Just as last year, the winner of the battle between Harvard (6-2, 5-0 Ivy) and the No. 17 Quakers (7-1, 5-0 Ivy) will be guaranteed a share of the title. The loser will need help in the season’s final week just to figure into the championship picture.
If the stakes are not high enough, the fact that ESPN’s College GameDay is broadcasting live from Philadelphia has placed this game on a national stage and has made this title bout even more momentous.
“I think it’s tremendous for the [Ivy] League and Harvard football,” Harvard coach Tim Murphy said. “Our league has been legitimized as a quality football league. I say, embrace it. All we can do is reap positive benefits from this thing, so enjoy it.”
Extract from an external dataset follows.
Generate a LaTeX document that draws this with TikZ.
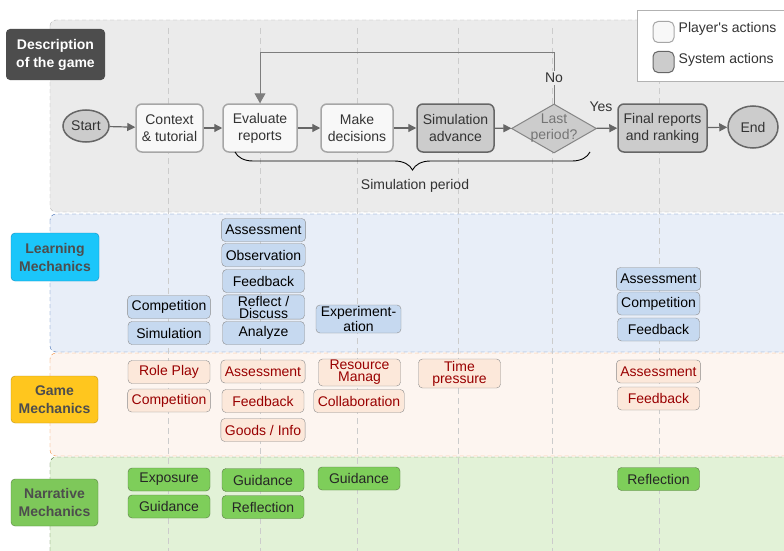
\documentclass[tikz,border=0pt]{standalone}
\usepackage{fontspec}
\setmainfont{Liberation Sans}
\usepackage{tikz}
\usetikzlibrary{arrows.meta,positioning,calc,decorations.pathreplacing,shapes.geometric}
\usepackage{xcolor}
\definecolor{bandgray}{RGB}{235,235,235}
\definecolor{bandgrayline}{RGB}{178,178,178}
\definecolor{lmband}{RGB}{232,238,248}
\definecolor{lmbandline}{RGB}{61,108,181}
\definecolor{gmband}{RGB}{253,245,240}
\definecolor{gmbandline}{RGB}{242,140,60}
\definecolor{nmband}{RGB}{226,242,215}
\definecolor{nmbandline}{RGB}{70,110,45}
\definecolor{gridgray}{RGB}{204,204,204}
\definecolor{playerfill}{RGB}{248,248,248}
\definecolor{playerline}{RGB}{166,166,166}
\definecolor{systemfill}{RGB}{204,204,204}
\definecolor{systemline}{RGB}{102,102,102}
\definecolor{arrowgray}{RGB}{102,102,102}
\definecolor{flowtext}{RGB}{51,51,51}
\definecolor{lmfill}{RGB}{198,217,240}
\definecolor{mechline}{RGB}{140,140,140}
\definecolor{gmfill}{RGB}{252,232,218}
\definecolor{gmtext}{RGB}{153,0,0}
\definecolor{nmfill}{RGB}{126,206,90}
\definecolor{nmline}{RGB}{90,120,70}
\definecolor{nmtext}{RGB}{38,38,38}
\definecolor{descfill}{RGB}{77,77,77}
\definecolor{learnfill}{RGB}{27,198,250}
\definecolor{learnline}{RGB}{20,140,190}
\definecolor{gamefill}{RGB}{255,198,30}
\definecolor{gameline}{RGB}{190,145,20}
\definecolor{narrfill}{RGB}{126,200,90}
\definecolor{narrline}{RGB}{85,130,60}
\definecolor{taggray}{RGB}{77,77,77}

\begin{document}
\begin{tikzpicture}[x=1pt,y=-1pt,>={Triangle[length=8pt,width=8pt]},
    font=\fontsize{14}{17}\selectfont,
    player/.style={draw=playerline,fill=playerfill,line width=1.5pt,rounded corners=6pt,
        minimum height=48pt,align=center,inner sep=2pt,text=flowtext},
    system/.style={player,draw=systemline,fill=systemfill},
    flow/.style={->,draw=arrowgray,line width=1.2pt},
    band/.style={dashed,dash pattern=on 4pt off 3pt,rounded corners=6pt},
    gridline/.style={draw=gridgray,dash pattern=on 6pt off 4pt},
    mech/.style={draw=mechline,rounded corners=4pt,minimum width=82pt,minimum height=23pt,
        inner xsep=4pt,inner ysep=1pt,align=center},
    twoline/.style={font=\fontsize{14}{12}\selectfont},
    lm/.style={mech,fill=lmfill},
    gm/.style={mech,fill=gmfill,text=gmtext},
    nm/.style={mech,fill=nmfill,draw=nmline,text=nmtext},
    tag/.style={rounded corners=4pt,minimum width=88pt,minimum height=48pt,align=center,
        font=\fontsize{14}{18}\selectfont\bfseries,text=taggray}]
    \clip (0,0) rectangle (784,551);
    \fill[white] (0,0) rectangle (784,551);

    % bands
    \draw[band,fill=nmband,draw=nmbandline] (50,457) rectangle (800,570);
    \draw[band,fill=gmband,draw=gmbandline] (50,353) rectangle (800,456);
    \draw[band,fill=lmband,draw=lmbandline] (50,214) rectangle (800,352);
    \draw[band,fill=bandgray,draw=bandgrayline] (50,20) rectangle (800,212);
    \foreach \x in {168,260,357,458,552,659} {
        \draw[gridline] (\x,28) -- (\x,551);
    }

    % legend
    \draw[draw=bandgrayline,fill=white] (637,10) rectangle (800,81);
    \node[player,line width=1pt,minimum width=21pt,minimum height=21pt,inner sep=0pt,rounded corners=5pt] (legp) at (663.5,32) {};
    \node[system,line width=1pt,minimum width=21pt,minimum height=21pt,inner sep=0pt,rounded corners=5pt] (legs) at (663.5,62) {};
    \node[right=4pt of legp,inner sep=0pt,yshift=3pt,text=flowtext] (legpt) {Player\textquotesingle s actions};
    \node[right=4pt of legs,inner sep=0pt,yshift=2pt,text=flowtext] (legst) {System actions};

    % row labels
    \node[tag,fill=descfill,text=white,minimum width=99pt,minimum height=51pt] (desc) at (55.5,54.5) {Description\\of the game};
    \node[tag,fill=learnfill,draw=learnline] (learn) at (55,257) {Learning\\Mechanics};
    \node[tag,fill=gamefill,draw=gameline,minimum width=87pt,minimum height=47pt] (game) at (54.5,399.5) {Game\\Mechanics};
    \node[tag,fill=narrfill,draw=narrline,minimum width=87pt,minimum height=47pt] (narr) at (54.5,502.5) {Narrative\\Mechanics};

    % game flow
    \node[ellipse,draw=systemline,fill=systemfill,line width=1.5pt,minimum width=46pt,minimum height=32pt,inner sep=0pt,text=flowtext] (start) at (86,126) {Start};
    \node[player,minimum width=67pt] (ctx) at (169.5,128) {Context\\\& tutorial};
    \node[player,minimum width=74pt] (eval) at (260,128) {Evaluate\\reports};
    \node[player,minimum width=72pt] (make) at (357,128) {Make\\decisions};
    \node[system,minimum width=77pt] (simadv) at (455.5,128) {Simulation\\advance};
    \node[diamond,draw=arrowgray!80,fill=systemfill,line width=1pt,aspect=1.7,inner sep=-8pt,
        minimum width=85pt,minimum height=49pt,align=center,text=arrowgray!90,
        font=\fontsize{14}{16}\selectfont] (last) at (554,128.5) {Last\\period?};
    \node[system,minimum width=89pt] (final) at (662.5,128) {Final reports\\and ranking};
    \node[ellipse,draw=systemline,fill=systemfill,line width=1.5pt,minimum width=50pt,minimum height=42pt,inner sep=0pt,text=flowtext] (end) at (753,127) {End};

    \draw[flow] (start) -- (ctx);
    \draw[flow] (ctx) -- (eval);
    \draw[flow] (eval) -- (make);
    \draw[flow] (make) -- (simadv);
    \draw[flow] (simadv) -- (last);
    \draw[flow] (last) -- (final);
    \draw[flow] (final) -- (end);
    \node[text=flowtext] (yes) at (601,107) {Yes};

    \coordinate (looptop) at (554,53);
    \draw[draw=arrowgray!85,line width=1pt,-{Triangle[length=10pt,width=11pt]}]
        (last.north) -- (looptop) node[midway,fill=bandgray,inner sep=2pt,text=flowtext] (no) {No}
        -| (eval.north);

    \draw[decorate,decoration={brace,mirror,amplitude=18pt},line width=0.9pt] (235,152) -- (590,152);
    \node[text=flowtext] (simper) at (415,186) {Simulation period};

    % learning mechanics
    \node[lm] (lmcomp) at (169,307) {Competition};
    \node[lm] (lmsim) at (169,333) {Simulation};
    \node[lm] (lmass) at (263.5,230) {Assessment};
    \node[lm] (lmobs) at (263.5,255) {Observation};
    \node[lm] (lmfeed) at (263.5,281) {Feedback};
    \node[lm,twoline] (lmrefl) at (263.5,307) {Reflect /\\Discuss};
    \node[lm] (lmana) at (263.5,333) {Analyze};
    \node[lm,twoline,minimum width=85pt,minimum height=28pt] (lmexp) at (358.5,319) {Experiment-\\ation};
    \node[lm] (lmass2) at (658.5,279) {Assessment};
    \node[lm] (lmcomp2) at (658.5,303.5) {Competition};
    \node[lm] (lmfeed2) at (658.5,329.5) {Feedback};

    % game mechanics
    \node[gm] (gmrole) at (169,372) {Role Play};
    \node[gm] (gmcomp) at (169,400.5) {Competition};
    \node[gm] (gmass) at (263,371.5) {Assessment};
    \node[gm] (gmfeed) at (263,401) {Feedback};
    \node[gm] (gmgoods) at (263,430) {Goods / Info};
    \node[gm,twoline,minimum height=27pt] (gmres) at (359.5,372.5) {Resource\\Manag};
    \node[gm] (gmcoll) at (359,401) {Collaboration};
    \node[gm,twoline,minimum height=29pt] (gmtime) at (459.5,373.5) {Time\\pressure};
    \node[gm] (gmass2) at (658.5,371.5) {Assessment};
    \node[gm] (gmfeed2) at (658.5,398.5) {Feedback};

    % narrative mechanics
    \node[nm] (nmexp) at (169,479.5) {Exposure};
    \node[nm] (nmguid) at (169,506.5) {Guidance};
    \node[nm] (nmguid2) at (263,480) {Guidance};
    \node[nm] (nmrefl) at (263,507) {Reflection};
    \node[nm] (nmguid3) at (359,478.5) {Guidance};
    \node[nm] (nmrefl2) at (658.5,479) {Reflection};
\end{tikzpicture}
\end{document}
Over the last three years, spectators at Harvard-Penn tilts have reaped the benefits of riveting football, with the last three meetings having been decided by a total of 12 points.
And the games have been meaningful. Harvard and Penn have dominated the Ivy League over the past two years, with only one league loss between them—Penn’s loss to the Crimson 28-21 a year ago that decided the title.
However, Murphy said yesterday that this Quaker team presents an even more daunting challenge.
“They’re probably a better team than they were a year ago, so we have to play better than we did a year ago,” Murphy said.
Penn has been tearing up Ivy competition this year, beating Princeton 44-13 last week and winning every one of its league games by at least 20 points.
Quarterback Mike Mitchell leads a potent Quaker passing attack ranked seventh in the nation and an offense that has put up 36 points a game.
Mitchell’s main weapon on offense is wide receiver Rob Milanese. A fifth-year senior, Milanese is fifth in the nation in receptions with close to eight per game and 11th in receiving yards.
However, Penn’s ability to shut down other teams has had as much to do with its success this year as its offense.
The Quakers have had their way with opposing offenses, not allowing more than 21 points all season. Penn’s run defense has been particularly stingy, only giving up 49 yards per game on the ground—the lowest average in the nation.
While third in the league in rushing output, the Crimson benefitted greatly from the scrambling of second-string quarterback Ryan Fitzpatrick during his stint as a starter.
Last week, the Crimson asserted itself on the ground for the first time with captain Neil Rose back under center and actual running backs shouldering the load on the ground. Harvard rushed for 229 yards against Columbia on the strength of 120 yards from freshman fill-in Ryan Tyler.
Whether Tyler or senior Nick Palazzo sees the bulk of the carries, the Crimson will need similarly effective results on the ground to stay in the game.